Given exercise: Write out only the lines from the start of the entries up to and including the line with "meropenem_s = [1.0, 0.9375, 0.867, 0.867]"; please skip the pictures.

Data shown:

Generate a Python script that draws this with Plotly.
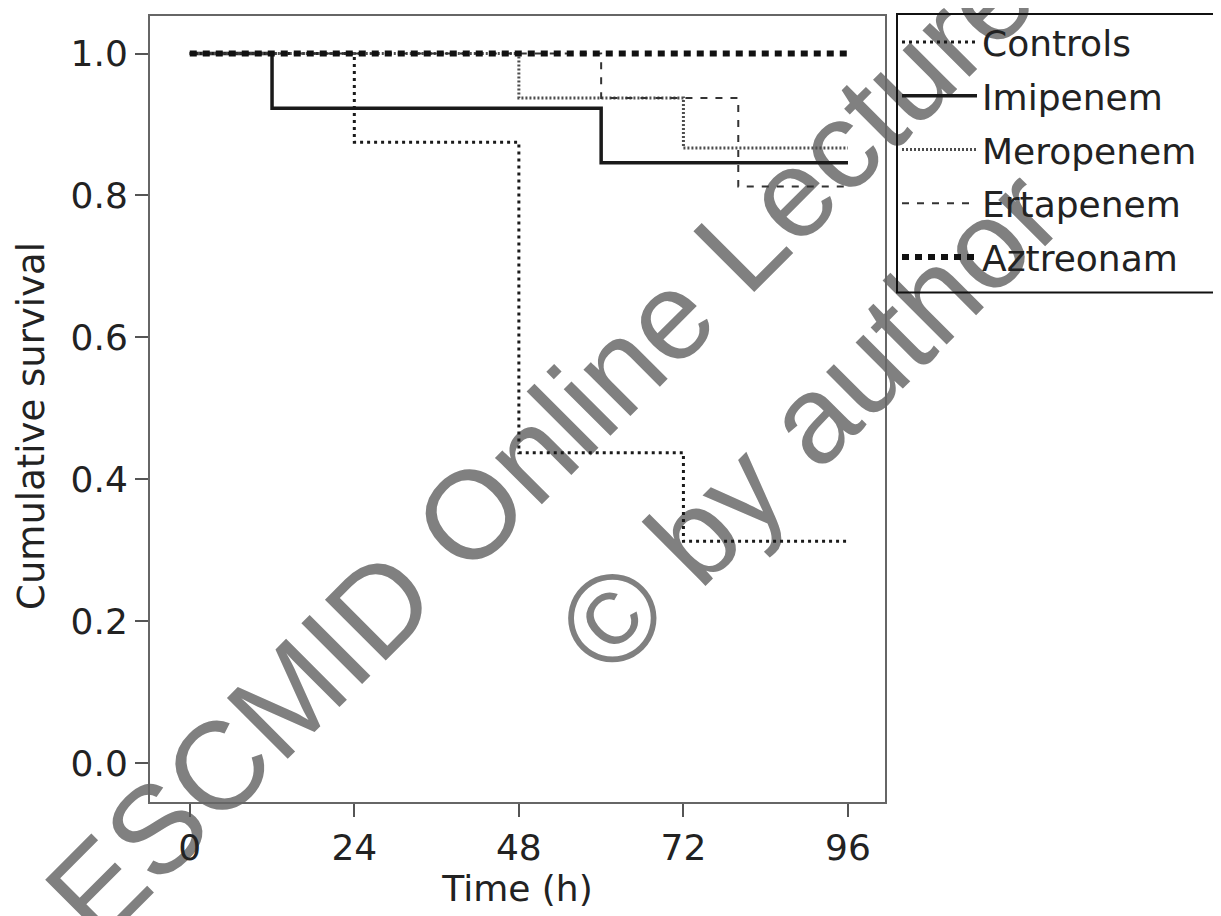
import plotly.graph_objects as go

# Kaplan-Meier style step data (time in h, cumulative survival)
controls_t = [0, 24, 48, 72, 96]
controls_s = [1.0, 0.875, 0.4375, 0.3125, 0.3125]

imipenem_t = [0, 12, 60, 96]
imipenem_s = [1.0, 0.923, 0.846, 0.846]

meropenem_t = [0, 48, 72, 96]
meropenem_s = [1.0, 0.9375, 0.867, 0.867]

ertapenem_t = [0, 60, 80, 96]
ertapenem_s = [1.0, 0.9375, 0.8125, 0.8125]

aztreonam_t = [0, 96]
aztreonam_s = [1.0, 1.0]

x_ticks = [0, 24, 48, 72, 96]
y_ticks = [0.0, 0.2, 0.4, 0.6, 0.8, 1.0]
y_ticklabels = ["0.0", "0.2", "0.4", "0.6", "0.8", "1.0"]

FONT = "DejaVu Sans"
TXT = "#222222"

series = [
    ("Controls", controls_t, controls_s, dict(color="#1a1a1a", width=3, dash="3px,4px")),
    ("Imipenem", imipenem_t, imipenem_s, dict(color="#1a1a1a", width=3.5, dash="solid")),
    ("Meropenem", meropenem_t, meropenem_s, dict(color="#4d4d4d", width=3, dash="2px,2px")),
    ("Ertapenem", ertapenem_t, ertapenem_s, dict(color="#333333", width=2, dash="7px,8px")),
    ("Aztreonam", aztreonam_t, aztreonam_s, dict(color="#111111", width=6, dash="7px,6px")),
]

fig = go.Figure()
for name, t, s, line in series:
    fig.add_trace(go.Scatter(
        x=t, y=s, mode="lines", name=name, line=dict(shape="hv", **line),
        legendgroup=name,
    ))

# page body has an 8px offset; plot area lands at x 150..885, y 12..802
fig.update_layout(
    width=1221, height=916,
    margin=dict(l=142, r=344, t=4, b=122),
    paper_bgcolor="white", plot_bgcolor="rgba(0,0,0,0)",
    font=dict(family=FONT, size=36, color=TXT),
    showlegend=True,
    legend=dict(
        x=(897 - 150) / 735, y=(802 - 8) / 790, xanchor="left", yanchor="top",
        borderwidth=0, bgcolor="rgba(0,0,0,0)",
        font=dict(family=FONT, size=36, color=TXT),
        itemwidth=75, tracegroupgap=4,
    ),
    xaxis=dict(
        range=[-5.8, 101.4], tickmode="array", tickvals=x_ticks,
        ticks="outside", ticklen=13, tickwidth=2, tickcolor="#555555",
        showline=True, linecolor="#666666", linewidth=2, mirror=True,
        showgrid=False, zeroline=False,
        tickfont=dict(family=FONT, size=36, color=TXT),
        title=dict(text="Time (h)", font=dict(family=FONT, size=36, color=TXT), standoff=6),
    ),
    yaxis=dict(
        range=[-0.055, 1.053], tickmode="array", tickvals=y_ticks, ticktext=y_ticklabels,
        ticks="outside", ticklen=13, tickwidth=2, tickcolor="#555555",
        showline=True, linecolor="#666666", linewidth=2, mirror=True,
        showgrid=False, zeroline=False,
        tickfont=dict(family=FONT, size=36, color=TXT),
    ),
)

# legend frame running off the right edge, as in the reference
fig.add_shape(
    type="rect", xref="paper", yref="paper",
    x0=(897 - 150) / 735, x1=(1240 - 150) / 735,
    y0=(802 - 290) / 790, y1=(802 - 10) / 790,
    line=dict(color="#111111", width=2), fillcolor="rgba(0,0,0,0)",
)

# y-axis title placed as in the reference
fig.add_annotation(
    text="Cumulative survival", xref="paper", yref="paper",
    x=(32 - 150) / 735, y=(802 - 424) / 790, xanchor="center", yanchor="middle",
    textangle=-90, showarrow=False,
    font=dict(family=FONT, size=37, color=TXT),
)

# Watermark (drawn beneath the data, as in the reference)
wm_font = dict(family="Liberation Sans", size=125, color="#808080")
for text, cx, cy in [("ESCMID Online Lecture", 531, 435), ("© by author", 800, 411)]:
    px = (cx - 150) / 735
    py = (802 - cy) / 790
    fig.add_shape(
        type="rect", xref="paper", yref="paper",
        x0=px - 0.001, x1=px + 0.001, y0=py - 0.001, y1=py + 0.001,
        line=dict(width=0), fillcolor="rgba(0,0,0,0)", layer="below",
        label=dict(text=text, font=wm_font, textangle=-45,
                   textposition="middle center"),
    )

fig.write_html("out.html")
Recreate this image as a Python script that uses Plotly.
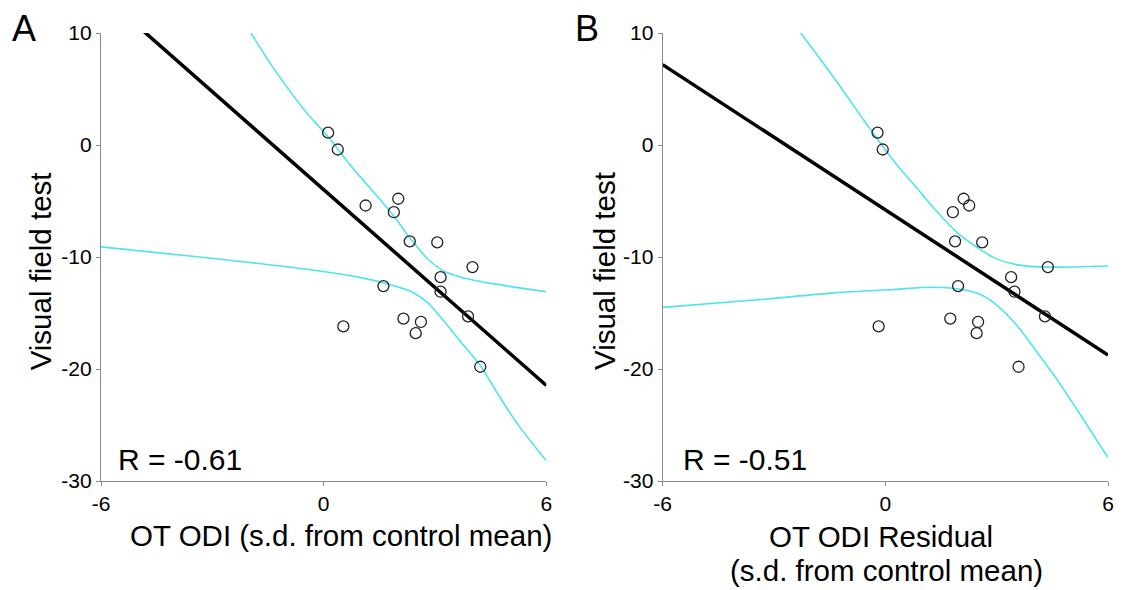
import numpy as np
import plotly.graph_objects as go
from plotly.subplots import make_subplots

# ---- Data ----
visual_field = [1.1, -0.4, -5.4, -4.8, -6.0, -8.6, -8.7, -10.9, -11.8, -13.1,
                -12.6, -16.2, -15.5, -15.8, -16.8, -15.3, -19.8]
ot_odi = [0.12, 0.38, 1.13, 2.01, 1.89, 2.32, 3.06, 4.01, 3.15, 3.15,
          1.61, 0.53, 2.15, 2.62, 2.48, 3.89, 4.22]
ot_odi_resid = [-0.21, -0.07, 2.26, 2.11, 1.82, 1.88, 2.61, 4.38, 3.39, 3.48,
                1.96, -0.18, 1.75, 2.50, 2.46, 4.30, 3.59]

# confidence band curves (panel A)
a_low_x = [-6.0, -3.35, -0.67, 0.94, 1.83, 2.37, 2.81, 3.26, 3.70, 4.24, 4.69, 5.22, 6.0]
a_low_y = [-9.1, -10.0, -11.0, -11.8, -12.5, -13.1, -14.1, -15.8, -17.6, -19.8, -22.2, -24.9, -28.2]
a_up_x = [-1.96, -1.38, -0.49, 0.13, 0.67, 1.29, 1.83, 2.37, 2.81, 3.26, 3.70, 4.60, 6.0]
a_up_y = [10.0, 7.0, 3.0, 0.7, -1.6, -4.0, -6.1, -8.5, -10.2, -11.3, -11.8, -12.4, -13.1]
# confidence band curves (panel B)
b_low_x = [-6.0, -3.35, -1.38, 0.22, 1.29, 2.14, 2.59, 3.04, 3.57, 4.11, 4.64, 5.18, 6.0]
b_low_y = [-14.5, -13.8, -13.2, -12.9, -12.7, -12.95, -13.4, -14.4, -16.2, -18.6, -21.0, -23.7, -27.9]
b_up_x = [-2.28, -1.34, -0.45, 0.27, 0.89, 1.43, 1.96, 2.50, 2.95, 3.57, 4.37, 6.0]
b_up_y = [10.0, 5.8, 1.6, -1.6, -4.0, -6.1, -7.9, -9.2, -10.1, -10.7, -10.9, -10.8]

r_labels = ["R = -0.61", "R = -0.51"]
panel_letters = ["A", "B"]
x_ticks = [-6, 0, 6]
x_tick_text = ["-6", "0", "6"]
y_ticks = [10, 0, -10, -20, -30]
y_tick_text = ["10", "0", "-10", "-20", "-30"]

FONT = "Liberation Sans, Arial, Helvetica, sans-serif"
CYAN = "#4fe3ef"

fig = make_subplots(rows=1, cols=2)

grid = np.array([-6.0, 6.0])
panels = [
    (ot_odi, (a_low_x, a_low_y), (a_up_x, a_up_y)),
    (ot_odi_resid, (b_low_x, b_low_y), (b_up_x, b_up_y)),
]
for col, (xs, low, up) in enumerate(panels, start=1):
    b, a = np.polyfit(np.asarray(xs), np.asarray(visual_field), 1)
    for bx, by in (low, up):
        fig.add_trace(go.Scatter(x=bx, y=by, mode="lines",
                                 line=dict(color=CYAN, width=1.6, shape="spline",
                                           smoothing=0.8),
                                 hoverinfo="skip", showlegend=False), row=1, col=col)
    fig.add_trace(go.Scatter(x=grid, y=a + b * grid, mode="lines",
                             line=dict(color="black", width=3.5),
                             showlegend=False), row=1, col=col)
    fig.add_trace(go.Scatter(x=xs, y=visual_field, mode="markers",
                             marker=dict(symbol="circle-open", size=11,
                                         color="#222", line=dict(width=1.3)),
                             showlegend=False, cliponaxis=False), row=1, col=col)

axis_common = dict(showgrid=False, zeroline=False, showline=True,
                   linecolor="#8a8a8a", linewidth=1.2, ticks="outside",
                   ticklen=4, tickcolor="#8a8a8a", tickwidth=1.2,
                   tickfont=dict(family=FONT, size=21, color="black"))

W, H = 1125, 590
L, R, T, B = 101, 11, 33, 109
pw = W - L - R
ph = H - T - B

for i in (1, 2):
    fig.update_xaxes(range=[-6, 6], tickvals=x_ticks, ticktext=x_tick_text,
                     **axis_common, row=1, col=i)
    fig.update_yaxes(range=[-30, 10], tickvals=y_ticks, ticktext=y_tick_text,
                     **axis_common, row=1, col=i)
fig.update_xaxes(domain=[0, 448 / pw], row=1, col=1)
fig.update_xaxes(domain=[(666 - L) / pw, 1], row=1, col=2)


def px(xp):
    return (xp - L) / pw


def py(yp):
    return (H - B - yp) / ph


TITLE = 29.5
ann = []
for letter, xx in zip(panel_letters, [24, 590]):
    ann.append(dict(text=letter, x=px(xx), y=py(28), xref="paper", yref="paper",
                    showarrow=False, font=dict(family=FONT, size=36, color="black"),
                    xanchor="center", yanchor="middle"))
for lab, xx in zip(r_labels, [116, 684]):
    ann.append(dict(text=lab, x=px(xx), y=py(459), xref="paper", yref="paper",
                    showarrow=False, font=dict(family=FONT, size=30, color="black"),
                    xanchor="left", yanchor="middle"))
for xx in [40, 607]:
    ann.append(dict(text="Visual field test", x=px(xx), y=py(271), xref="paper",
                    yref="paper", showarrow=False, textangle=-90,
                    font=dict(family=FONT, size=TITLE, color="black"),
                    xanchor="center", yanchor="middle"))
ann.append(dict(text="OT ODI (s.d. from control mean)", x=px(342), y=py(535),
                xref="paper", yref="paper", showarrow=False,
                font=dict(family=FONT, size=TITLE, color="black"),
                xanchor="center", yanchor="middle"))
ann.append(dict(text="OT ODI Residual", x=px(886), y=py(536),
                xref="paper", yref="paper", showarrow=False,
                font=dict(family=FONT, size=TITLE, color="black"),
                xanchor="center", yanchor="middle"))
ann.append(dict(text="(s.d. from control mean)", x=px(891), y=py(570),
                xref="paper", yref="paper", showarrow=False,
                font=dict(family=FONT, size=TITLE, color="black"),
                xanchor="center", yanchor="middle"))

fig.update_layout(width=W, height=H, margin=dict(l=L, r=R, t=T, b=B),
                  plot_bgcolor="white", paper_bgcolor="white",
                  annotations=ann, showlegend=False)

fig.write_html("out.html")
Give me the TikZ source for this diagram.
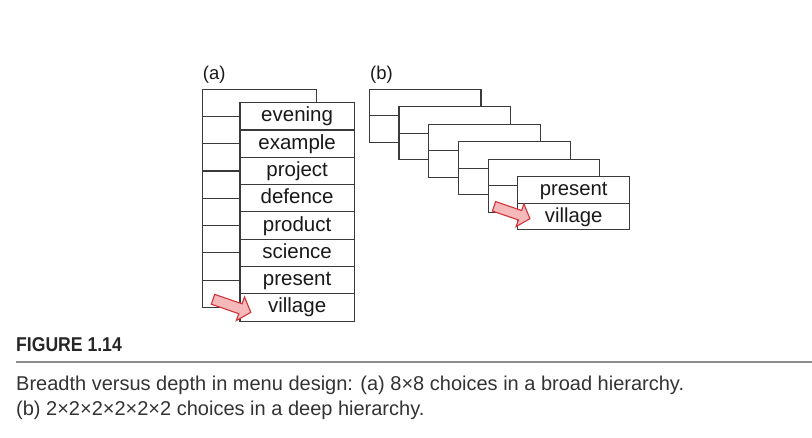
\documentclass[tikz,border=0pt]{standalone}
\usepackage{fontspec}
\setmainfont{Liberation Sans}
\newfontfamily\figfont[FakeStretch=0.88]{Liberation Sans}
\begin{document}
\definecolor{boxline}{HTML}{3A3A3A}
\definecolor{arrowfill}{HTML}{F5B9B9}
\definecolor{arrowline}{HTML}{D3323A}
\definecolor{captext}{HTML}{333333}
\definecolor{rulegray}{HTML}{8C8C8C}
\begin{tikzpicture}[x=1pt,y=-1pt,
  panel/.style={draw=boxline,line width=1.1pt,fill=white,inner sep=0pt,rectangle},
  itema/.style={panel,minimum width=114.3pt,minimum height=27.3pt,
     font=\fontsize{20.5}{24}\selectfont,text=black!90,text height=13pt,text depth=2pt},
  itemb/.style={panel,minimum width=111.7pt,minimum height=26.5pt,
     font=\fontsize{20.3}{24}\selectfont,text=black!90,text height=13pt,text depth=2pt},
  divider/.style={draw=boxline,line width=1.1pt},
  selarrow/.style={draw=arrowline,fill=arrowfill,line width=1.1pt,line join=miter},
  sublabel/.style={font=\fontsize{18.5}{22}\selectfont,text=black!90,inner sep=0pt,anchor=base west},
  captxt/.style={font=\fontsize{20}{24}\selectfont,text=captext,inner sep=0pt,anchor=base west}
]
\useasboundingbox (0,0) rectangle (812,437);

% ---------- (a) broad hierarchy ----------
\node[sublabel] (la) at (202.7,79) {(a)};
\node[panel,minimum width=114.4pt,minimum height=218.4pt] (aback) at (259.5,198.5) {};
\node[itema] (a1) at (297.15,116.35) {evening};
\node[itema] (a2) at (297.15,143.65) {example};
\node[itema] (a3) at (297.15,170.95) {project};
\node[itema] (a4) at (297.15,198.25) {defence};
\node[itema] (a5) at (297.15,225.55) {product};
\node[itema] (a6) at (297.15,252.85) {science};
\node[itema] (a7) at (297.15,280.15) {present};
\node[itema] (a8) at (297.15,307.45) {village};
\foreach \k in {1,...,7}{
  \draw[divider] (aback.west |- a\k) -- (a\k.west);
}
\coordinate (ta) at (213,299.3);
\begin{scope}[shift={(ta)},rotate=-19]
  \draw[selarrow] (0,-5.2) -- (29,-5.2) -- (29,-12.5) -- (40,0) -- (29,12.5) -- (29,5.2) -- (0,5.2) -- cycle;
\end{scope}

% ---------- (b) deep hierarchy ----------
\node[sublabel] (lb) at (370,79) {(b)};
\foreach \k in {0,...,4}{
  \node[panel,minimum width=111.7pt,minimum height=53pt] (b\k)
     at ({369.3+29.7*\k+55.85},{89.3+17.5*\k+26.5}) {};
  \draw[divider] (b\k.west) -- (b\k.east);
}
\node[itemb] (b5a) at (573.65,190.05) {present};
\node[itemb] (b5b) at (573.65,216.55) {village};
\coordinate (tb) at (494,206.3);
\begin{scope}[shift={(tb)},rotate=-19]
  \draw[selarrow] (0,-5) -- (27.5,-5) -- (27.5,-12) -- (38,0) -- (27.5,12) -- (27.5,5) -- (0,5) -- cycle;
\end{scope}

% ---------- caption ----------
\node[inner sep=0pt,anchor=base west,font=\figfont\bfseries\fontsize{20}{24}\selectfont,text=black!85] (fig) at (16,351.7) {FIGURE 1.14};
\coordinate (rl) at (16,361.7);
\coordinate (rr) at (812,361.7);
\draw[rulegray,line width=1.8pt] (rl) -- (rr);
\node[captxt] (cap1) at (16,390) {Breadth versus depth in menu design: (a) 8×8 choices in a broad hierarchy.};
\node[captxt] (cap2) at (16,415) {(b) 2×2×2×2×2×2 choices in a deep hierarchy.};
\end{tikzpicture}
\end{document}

Answer to this problem:
Generate a Python script that draws this with Plotly.
import plotly.graph_objects as go

# Kaplan-Meier style step data (time in h, cumulative survival)
controls_t = [0, 24, 48, 72, 96]
controls_s = [1.0, 0.875, 0.4375, 0.3125, 0.3125]

imipenem_t = [0, 12, 60, 96]
imipenem_s = [1.0, 0.923, 0.846, 0.846]

meropenem_t = [0, 48, 72, 96]
meropenem_s = [1.0, 0.9375, 0.867, 0.867]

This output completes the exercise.